> **Information provided**:
>>>>
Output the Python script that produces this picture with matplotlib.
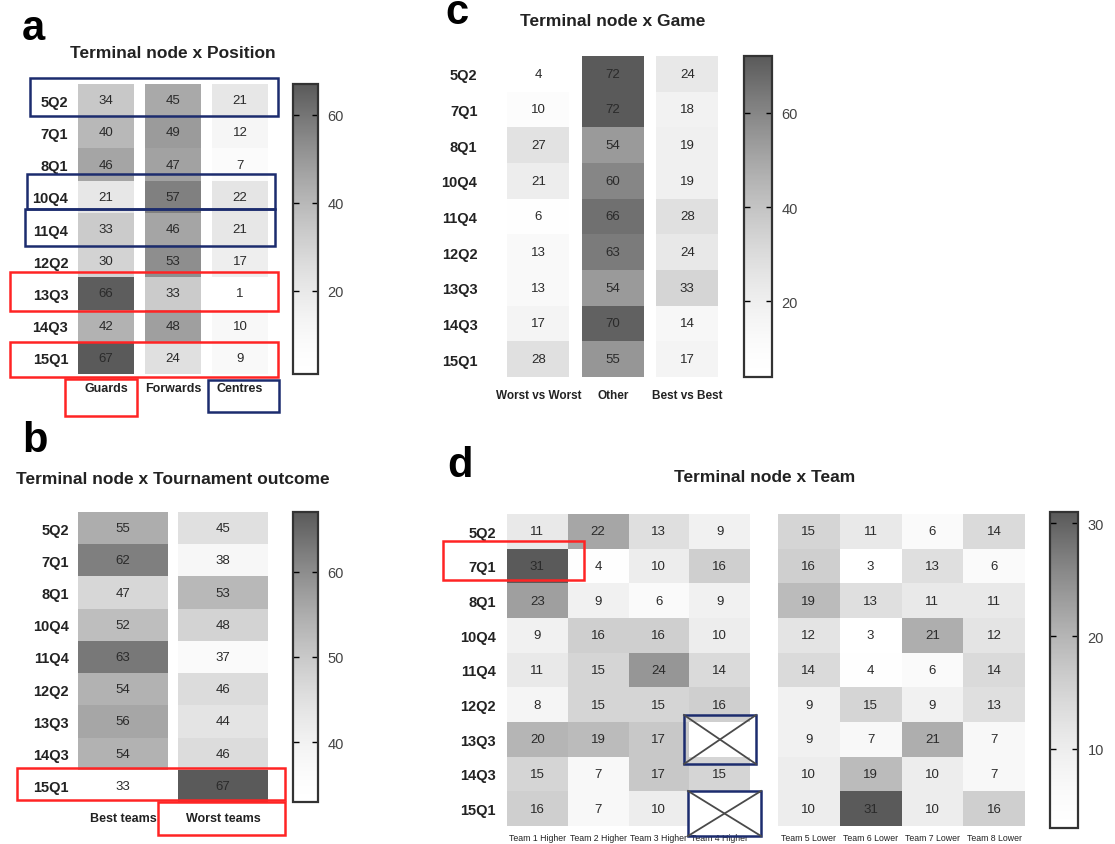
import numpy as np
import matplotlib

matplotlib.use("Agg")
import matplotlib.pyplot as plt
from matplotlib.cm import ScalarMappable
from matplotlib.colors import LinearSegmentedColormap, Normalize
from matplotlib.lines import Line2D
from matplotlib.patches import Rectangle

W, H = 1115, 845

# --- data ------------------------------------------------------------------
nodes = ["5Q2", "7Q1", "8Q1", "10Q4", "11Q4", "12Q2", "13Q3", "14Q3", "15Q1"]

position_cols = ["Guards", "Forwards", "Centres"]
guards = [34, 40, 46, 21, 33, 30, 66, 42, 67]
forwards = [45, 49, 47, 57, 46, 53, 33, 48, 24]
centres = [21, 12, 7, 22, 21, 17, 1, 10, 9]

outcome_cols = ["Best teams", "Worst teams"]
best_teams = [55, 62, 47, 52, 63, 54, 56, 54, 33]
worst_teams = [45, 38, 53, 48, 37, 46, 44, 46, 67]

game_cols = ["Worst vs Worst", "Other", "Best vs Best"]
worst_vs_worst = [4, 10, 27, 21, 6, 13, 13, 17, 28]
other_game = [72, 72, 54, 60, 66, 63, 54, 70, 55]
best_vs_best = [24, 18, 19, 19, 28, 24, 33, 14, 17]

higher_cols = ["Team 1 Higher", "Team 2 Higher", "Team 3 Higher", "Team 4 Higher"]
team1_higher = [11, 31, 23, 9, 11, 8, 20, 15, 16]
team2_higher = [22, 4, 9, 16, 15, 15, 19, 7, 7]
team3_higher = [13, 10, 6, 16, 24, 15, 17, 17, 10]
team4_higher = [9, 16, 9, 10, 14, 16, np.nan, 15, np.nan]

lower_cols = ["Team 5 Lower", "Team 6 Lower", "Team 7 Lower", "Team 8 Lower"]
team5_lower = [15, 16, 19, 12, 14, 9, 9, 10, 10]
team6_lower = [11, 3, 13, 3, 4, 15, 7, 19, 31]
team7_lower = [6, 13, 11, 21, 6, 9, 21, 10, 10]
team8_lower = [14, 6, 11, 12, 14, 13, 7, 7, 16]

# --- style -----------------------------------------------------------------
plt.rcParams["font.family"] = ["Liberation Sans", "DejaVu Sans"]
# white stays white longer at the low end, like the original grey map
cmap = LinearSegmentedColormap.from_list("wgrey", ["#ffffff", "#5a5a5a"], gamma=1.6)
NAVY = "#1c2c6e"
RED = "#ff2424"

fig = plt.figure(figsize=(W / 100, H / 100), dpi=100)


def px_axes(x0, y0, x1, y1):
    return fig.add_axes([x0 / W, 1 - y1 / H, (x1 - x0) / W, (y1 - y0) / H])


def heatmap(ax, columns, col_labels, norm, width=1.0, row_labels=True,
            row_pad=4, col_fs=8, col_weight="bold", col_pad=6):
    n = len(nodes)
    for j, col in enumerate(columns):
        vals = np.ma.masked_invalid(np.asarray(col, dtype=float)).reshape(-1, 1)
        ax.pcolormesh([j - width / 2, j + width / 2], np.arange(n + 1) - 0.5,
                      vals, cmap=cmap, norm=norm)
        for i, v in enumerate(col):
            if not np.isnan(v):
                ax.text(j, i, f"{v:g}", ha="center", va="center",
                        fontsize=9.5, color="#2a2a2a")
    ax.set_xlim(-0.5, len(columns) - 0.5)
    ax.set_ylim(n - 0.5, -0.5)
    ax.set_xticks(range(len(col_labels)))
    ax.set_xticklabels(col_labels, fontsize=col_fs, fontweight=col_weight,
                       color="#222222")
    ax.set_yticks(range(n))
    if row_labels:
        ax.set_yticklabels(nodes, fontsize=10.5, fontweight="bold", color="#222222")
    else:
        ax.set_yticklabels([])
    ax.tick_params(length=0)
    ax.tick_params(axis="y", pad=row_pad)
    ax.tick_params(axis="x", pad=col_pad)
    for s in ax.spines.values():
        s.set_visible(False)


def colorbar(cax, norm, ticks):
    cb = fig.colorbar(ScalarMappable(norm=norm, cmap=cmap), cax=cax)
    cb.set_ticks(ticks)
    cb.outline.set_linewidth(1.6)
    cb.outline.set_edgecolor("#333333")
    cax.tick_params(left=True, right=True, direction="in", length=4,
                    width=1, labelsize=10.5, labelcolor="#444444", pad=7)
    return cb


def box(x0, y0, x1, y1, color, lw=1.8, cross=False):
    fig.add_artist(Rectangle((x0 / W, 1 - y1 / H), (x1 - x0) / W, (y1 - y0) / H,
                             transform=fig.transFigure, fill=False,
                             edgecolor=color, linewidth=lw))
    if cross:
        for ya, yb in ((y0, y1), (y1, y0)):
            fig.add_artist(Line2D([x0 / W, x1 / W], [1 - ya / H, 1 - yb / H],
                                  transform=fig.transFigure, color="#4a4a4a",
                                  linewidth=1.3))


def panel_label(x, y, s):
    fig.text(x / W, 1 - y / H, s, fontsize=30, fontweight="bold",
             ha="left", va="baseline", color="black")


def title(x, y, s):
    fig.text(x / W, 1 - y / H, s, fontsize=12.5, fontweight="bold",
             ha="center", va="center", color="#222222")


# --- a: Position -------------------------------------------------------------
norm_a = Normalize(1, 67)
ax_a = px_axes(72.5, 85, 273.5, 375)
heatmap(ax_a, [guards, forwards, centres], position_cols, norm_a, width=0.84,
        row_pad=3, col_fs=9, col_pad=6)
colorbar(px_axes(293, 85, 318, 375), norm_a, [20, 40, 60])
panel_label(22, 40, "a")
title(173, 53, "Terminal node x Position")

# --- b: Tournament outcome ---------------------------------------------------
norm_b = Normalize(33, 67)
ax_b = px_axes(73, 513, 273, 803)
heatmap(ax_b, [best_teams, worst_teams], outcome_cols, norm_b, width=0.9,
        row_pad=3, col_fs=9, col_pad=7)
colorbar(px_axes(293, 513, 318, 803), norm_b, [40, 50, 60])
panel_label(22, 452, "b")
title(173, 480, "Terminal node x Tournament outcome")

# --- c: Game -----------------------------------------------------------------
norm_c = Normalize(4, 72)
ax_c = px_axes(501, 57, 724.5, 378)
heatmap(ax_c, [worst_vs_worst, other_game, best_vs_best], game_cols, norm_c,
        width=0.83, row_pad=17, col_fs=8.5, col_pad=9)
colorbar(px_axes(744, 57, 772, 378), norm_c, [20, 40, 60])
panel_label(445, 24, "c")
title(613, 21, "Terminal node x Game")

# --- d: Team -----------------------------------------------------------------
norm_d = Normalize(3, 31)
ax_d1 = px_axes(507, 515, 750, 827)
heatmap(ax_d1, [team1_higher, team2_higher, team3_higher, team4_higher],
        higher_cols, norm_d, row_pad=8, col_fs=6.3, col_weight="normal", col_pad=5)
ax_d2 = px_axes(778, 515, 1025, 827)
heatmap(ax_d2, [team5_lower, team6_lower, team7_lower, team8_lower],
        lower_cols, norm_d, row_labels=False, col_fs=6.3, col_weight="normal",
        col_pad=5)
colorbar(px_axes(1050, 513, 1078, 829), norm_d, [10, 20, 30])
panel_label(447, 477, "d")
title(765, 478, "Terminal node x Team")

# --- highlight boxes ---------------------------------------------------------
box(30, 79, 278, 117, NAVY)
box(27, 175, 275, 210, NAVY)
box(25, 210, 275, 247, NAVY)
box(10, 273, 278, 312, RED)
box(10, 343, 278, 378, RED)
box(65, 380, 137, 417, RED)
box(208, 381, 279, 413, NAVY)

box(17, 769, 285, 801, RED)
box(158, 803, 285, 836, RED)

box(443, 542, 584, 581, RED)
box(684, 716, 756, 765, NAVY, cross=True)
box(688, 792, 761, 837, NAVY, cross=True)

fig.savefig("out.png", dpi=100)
<<<<
>>>>
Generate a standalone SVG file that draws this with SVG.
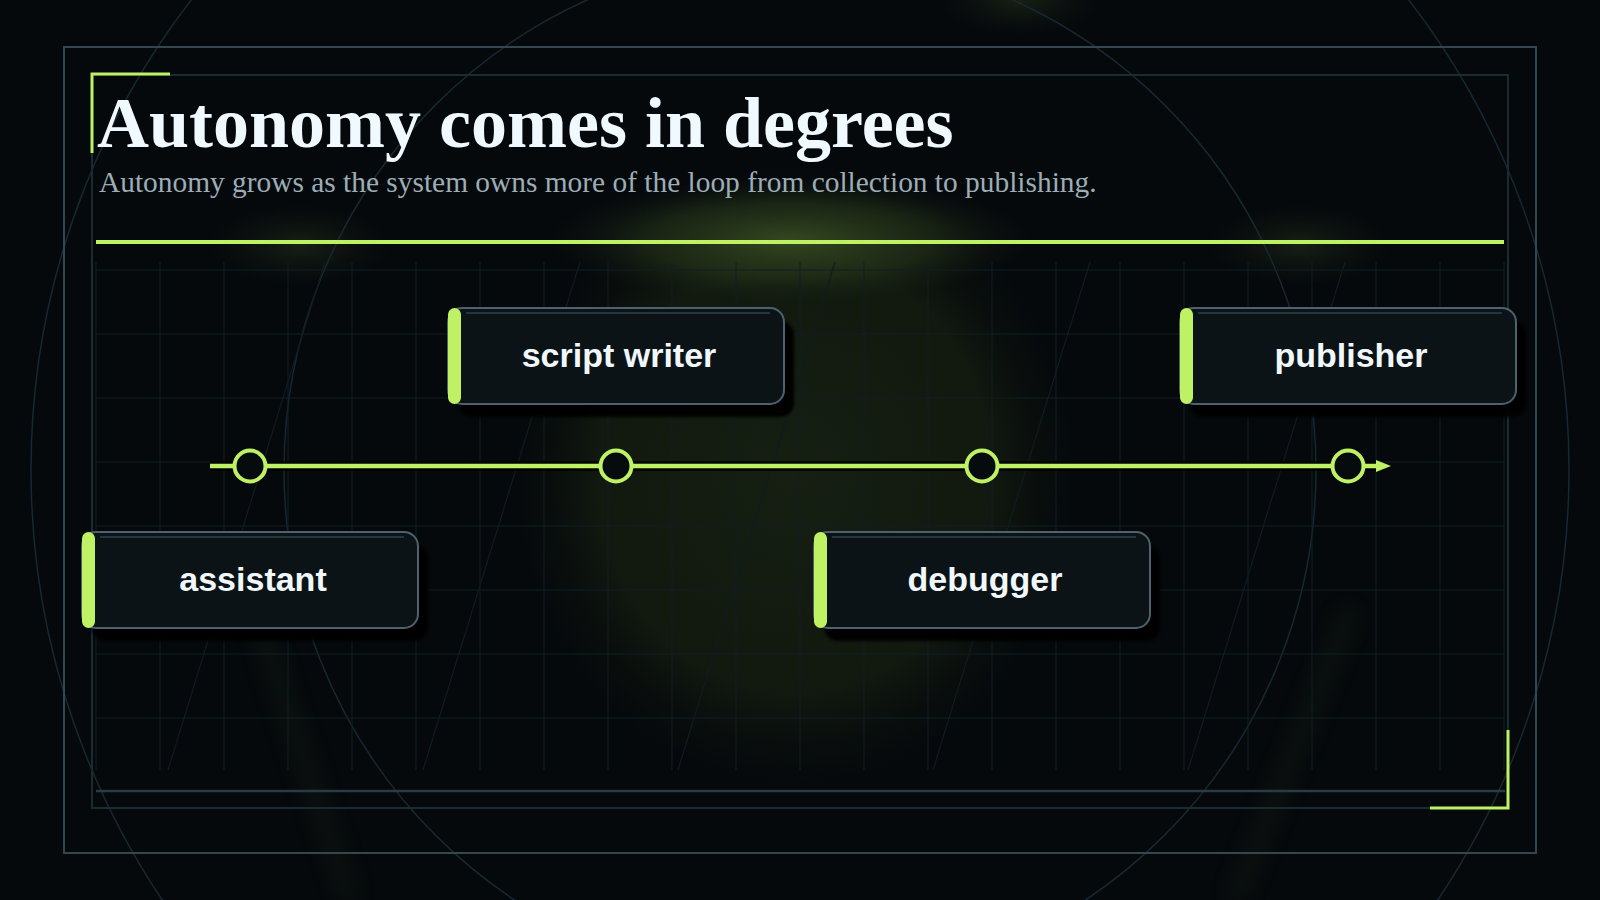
<<<<
> **Set exercise**: Select and copy every line from the records that includes the word "with".

> **The reply**:
Output the Python script that produces this picture with matplotlib.
Generate a standalone SVG file that draws this with SVG.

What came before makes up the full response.